More on Phase Issues & How to Avoid Them Using The 3 – 1 Rule
Phase cancellation happens when two microphones are receiving the same soundwave but with opposite pressure zones. When it is necessary to use multiple microphones, phase problems can be minimised by using the 3-to-1 rule. For multiple microphones the rule states that the distance between microphones should be at least three times the distance from each microphone to its intended sound source. As a result, the sound picked up by the more distant microphone should be at least 12dB less than the sound picked up by the closer one. This guideline helps to reduce the audible effects of phase cancellation to a manageable level.
The Bottom Line
When all is said and done, recording drums is a major challenge. The importance of room acoustics and the use of multiple microphones to capture a diverse range of sounds requires a substantial amount of patience, knowledge, and perseverance to obtain first-class results.

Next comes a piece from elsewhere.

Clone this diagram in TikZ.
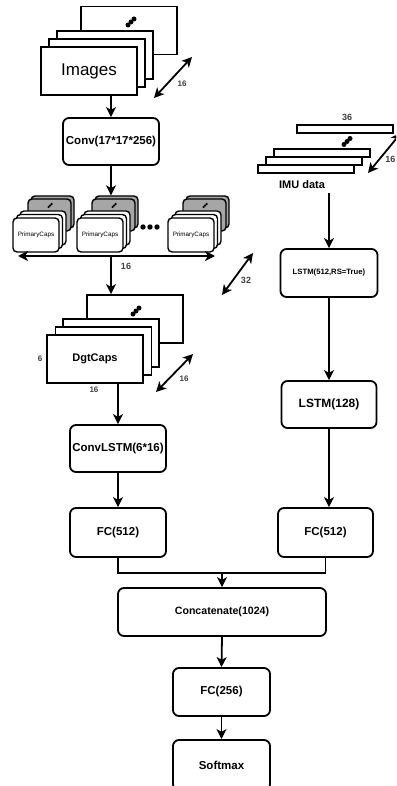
\documentclass[tikz,border=0pt]{standalone}
\usepackage{fontspec}
\setmainfont{Liberation Sans}
\usetikzlibrary{arrows.meta}
\begin{document}
\begin{tikzpicture}[x=1pt,y=-1pt,
  box/.style={draw, line width=1.8pt, rounded corners=6pt, fill=white, align=center, inner sep=0pt,
    font=\bfseries\fontsize{11.5}{13}\selectfont},
  sheet/.style={draw, line width=1.8pt, fill=white, inner sep=0pt, minimum width=96pt, minimum height=48pt},
  strip/.style={draw, line width=1.6pt, fill=white, inner sep=0pt, minimum width=96pt, minimum height=8pt},
  capw/.style={draw, line width=1.4pt, rounded corners=4pt, fill=white, inner sep=0pt,
    minimum width=46pt, minimum height=34pt},
  capg/.style={capw, fill=gray!70, minimum width=43pt, minimum height=32pt},
  hd/.tip={Stealth[length=10pt,width=10pt,inset=2.8pt]},
  arr/.style={line width=1.8pt, -{hd}},
  darr/.style={line width=1.8pt, {hd}-{hd}},
  dim/.style={font=\bfseries\fontsize{8}{9}\selectfont, text=black!75, inner sep=0pt},
  pics/stackdots/.style={code={
    \fill (-3,3) circle (2.5); \fill (0,0) circle (2.5); \fill (3,-3) circle (2.5);}},
]
\useasboundingbox (0,0) rectangle (396,786);
\fill[white] (0,0) rectangle (396,786);
\clip (0,0) rectangle (396,786);

% ---------------- image branch ----------------
\node[sheet] (imgD) at (129,30.5) {};
\pic at (131,22) {stackdots};
\node[sheet] (imgC) at (105,55) {};
\node[sheet] (imgB) at (97,63) {};
\node[sheet, font=\fontsize{17}{19}\selectfont] (img) at (89,71) {Images};
\coordinate (imgA1) at (154,98);
\coordinate (imgA2) at (192,57);
\draw[darr] (imgA1) -- (imgA2);
\node[dim] (imgN) at (182,84) {16};

\node[box, minimum width=96pt, minimum height=47pt] (conv) at (111,141.5) {Conv(17*17*256)};
\draw[arr] (conv.north |- img.south) -- (conv.north);

% primary capsule groups
\foreach \g/\dx in {1/0, 2/64, 3/155}{
  \node[capg] (pc\g g2) at (\dx+52.5,212) {};
  \node[capg] (pc\g g1) at (\dx+49.5,215) {};
  \pic[scale=0.5] at (\dx+50,205.5) {stackdots};
  \node[capw] (pc\g w3) at (\dx+43,228) {};
  \node[capw] (pc\g w2) at (\dx+39.5,231.5) {};
  \node[capw, font=\fontsize{6.3}{7}\selectfont] (pc\g) at (\dx+36,235) {PrimaryCaps};
}
\foreach \px in {143,150,157}{\fill (\px,227) circle (2.7);}
\draw[arr] (conv.south) -- (conv.south |- pc2g2.north);

\coordinate (hL) at (18,256);
\coordinate (hR) at (215,256);
\draw[darr] (hL) -- (hR);
\node[dim, font=\bfseries\fontsize{9}{10}\selectfont] (hN) at (126,266) {16};

\coordinate (cA1) at (222,295);
\coordinate (cA2) at (253,253);
\draw[darr] (cA1) -- (cA2);
\node[dim, font=\bfseries\fontsize{9}{10}\selectfont] (cN) at (246,280) {32};

% digit capsules
\node[sheet] (dgD) at (135,319) {};
\pic at (136,311) {stackdots};
\node[sheet] (dgC) at (111,343) {};
\node[sheet] (dgB) at (103.5,351) {};
\node[sheet, font=\bfseries\fontsize{11}{13}\selectfont] (dg) at (95,359) {DgtCaps};
\node[dim] (dgH) at (40,359) {6};
\node[dim] (dgW) at (94,390) {16};
\draw[arr] (conv.south |- hL) -- (conv.south |- dgD.north);
\coordinate (dA1) at (156,392);
\coordinate (dA2) at (193,354);
\draw[darr] (dA1) -- (dA2);
\node[dim] (dN) at (184,379) {16};

\node[box, minimum width=96pt, minimum height=47pt] (cl) at (118,448.5) {ConvLSTM(6*16)};
\draw[arr] (cl.north |- dg.south) -- (cl.north);
\node[box, minimum width=96pt, minimum height=49pt] (fcL) at (118,532.5) {FC(512)};
\draw[arr] (cl.south) -- (fcL.north);

% ---------------- IMU branch ----------------
\node[dim, font=\bfseries\fontsize{9}{10}\selectfont] (imuW) at (347,117) {36};
\node[strip] (imuD) at (345,129) {};
\pic at (347,141.5) {stackdots};
\node[strip] (imuC) at (322,153) {};
\node[strip] (imuB) at (314,161) {};
\node[strip] (imuA) at (306,169) {};
\coordinate (iA1) at (368,173);
\coordinate (iA2) at (401,133);
\draw[darr] (iA1) -- (iA2);
\node[dim, anchor=east, font=\bfseries\fontsize{9}{10}\selectfont] (iN) at (395.5,159) {16};
\node[font=\bfseries\fontsize{11}{13}\selectfont, inner sep=1pt] (imu) at (302,185) {IMU data};

\node[box, minimum width=97pt, minimum height=48pt, font=\bfseries\fontsize{7.7}{9}\selectfont]
  (l512) at (329,273) {LSTM(512,RS=True)};
\draw[arr] (l512.north |- imu.south) ++(0,3) -- (l512.north);
\node[box, minimum width=95pt, minimum height=47pt, font=\bfseries\fontsize{12}{14}\selectfont]
  (l128) at (329,404.5) {LSTM(128)};
\draw[arr] (l512.south) -- (l128.north);
\node[box, minimum width=95pt, minimum height=49pt] (fcR) at (325.5,532.5) {FC(512)};
\draw[arr] (l128.south) -- (l128.south |- fcR.north);

% ---------------- fusion ----------------
\coordinate (mrg) at (222,573);
\draw[line width=1.8pt] (fcL.south) |- (mrg) -| (fcR.south);
\node[box, minimum width=208pt, minimum height=48pt, font=\bfseries\fontsize{10.6}{12}\selectfont]
  (cat) at (222,612) {Concatenate(1024)};
\draw[arr] (mrg) -- (cat.north);
\node[box, minimum width=97pt, minimum height=48pt] (fc256) at (221.5,692) {FC(256)};
\draw[arr] (cat.south) -- (fc256.north);
\node[box, minimum width=97pt, minimum height=50pt] (sm) at (221.5,765) {Softmax};
\draw[arr] (fc256.south) -- (sm.north);
\end{tikzpicture}
\end{document}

Nevertheless, in a world where programming a convincing, real sounding drum track is possible using software alone – the sound of real drums could be just what you need to set your recordings apart from the crowd.
We hope the information in this guide has helped to provide you with a platform to from which to grow. The next step, of course, is to put your hard word into action by recording and mixing your drums. Given the breadth of information already covered, we’ll leave this topic for another post.